The Operation’s View of the Manufacturing Data Hub

A data hub joining silos

This article describes how a Manufacturing Data Hub can help operational manufacturing teams break down silos, rapidly develop new solutions, and stack use cases in a way that compounds value.

In this context, “Operations” refers to everything that happens to coordinate and execute actual production. That is to say, “Operations” means all of “level-3.” This is a vast domain, covering a wide number of processes and resources over the categories of production, maintenance, quality, and inventory.

It takes a powerful hub to unite all these responsibilities!

A language for manufacturing

The Manufacturing Data Hub uses a comprehensive, predefined ontology to model resources and processes. This ontology serves as a highly precise and complete language of all manufacturing relationships and entities. Even before you start digitizing the operation, simply adopting the common language can vastly reduce the miscommunication errors inherent when discussing a problem across different zones of responsibility.

The ontology covers every process, resource, relation, and event that can occur within level-3. This vocabulary provides a precise way to:

  • Communicate requirements during the SRS phase
  • Ingest data from disparate systems and transform them into a unified model
  • Model new use cases
  • Define KPIs according to exact semantics.

Most people understandably hesitate at the idea of a universal ontology, as something so broad-reaching is almost impossible to make from scratch. However, the Manufacturing Data Hub avoids this problem entirely, adopting an existing standard, ISA-95, which is already comprehensive and battle-tested.

Skeptical about ISA-95? Don’t worry, you only need to learn enough for your use case. And our course makes it easy to learn the basics.

No silos

All operational data can be mapped to the Manufacturing Data Hub ontology in a single graph database. Any system that you want to integrate can be incorporated into this knowledge graph. In practice, this graph serves as the digital integration hub to break down all silos.

Furthermore, because the data from each system is ingested and modeled by a highly defined and normalized language, you can get the full view of an operation in just one query.

Rapid development of applications

The Manufacturing Data Hub exposes access to the entire knowledge graph through a single API endpoint. Together with the Workflow engine, this means the Manufacturing Data Hub provides a complete backend to ingest, transform, store, and expose operational data.

With all the hard backend work done, your team can readily build frontends on top of the system. Highlights of this approach include:

  • No need to have manage a separate vendor for each use case
  • Build applications exactly as they fit to your use case
  • Replace legacy applications incrementally, via the strangler fig pattern

By the way, despite its rapid innovation, the Manufacturing Data Hub is also designed to ensure IT deployments are robust and future-proof. If your IT architects are skeptical, pass them this article: The Enterprise Architect’s View.
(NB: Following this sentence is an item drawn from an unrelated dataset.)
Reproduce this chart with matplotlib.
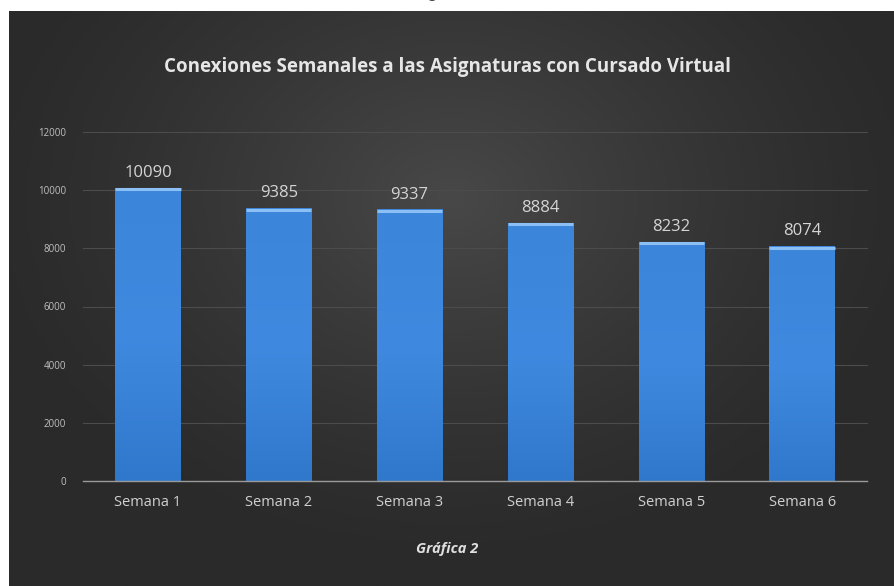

Prioritize and stack use cases

All busy operations have no shortage of work to do. As such, efficient operations managers are relentless about priorities. Time and capital must always be allocated to the task that adds the highest value.

Because the Manufacturing Data Hub has a model that encompasses all use cases and because its architecture promotes rapid prototyping, the Manufacturing Data Hub is ideal for bottom-up development based on use-case priority.

But the real value comes as you add use cases. Since you can reuse models across use cases, each progressive use case becomes easier and more connected. We call this compound-interest effect Use Case Stacking.

Say your team starts by prioritizing batch reports for a high-value process. To implement it, you first need to define the processes along with the material and other resources required to make it. Once you start tracking the performance data for that process, you have everything you need to make a batch report.

Once you have this model, you can then reuse the material and equipment models for any other use case. For example, after setting up batch reports, you might want to implement track-and-trace to follow material as it flows and transforms through the plant. You already have detailed data for one process, so all you need now is to model the routing that occurs between jobs.

Now, say you want to add Scheduling. This use case  requires a model of material, equipment, and high-level processes needed to make something―your track-and-trace model already has all that. To complete the scheduling use case, you just need to add information about capabilities and integrate whatever relevant data comes from the ERP.

Venn diagram showing how different use cases share same base models

Note how, from this point, you’ve unlocked a whole number of measurements that serve KPIs. Once you have your schedule and performance models in place, you can also calculate how accurately your performance matches the planning.

When use cases have models that overlap, each implementation requires less work.

The hub that conforms to your processes

How much value has been lost trying to force a manufacturing operation to fit into an OEM’s limited vision of how things work? How much technical debt has accrued from all the systems that do function well in the operation but don’t work well with modern protocols and IT?

The Manufacturing Data Hub provides a way to model and connect your current systems, iterate quickly on use cases, and progressively replace old systems while developing new ones.

Only a Manufacturing Data Hub comes with a model designed specifically for the manufacturing operation. Only its unique approach to modeling and workflows can scale to become the brain of any operation, from the single use case to the entire global operation.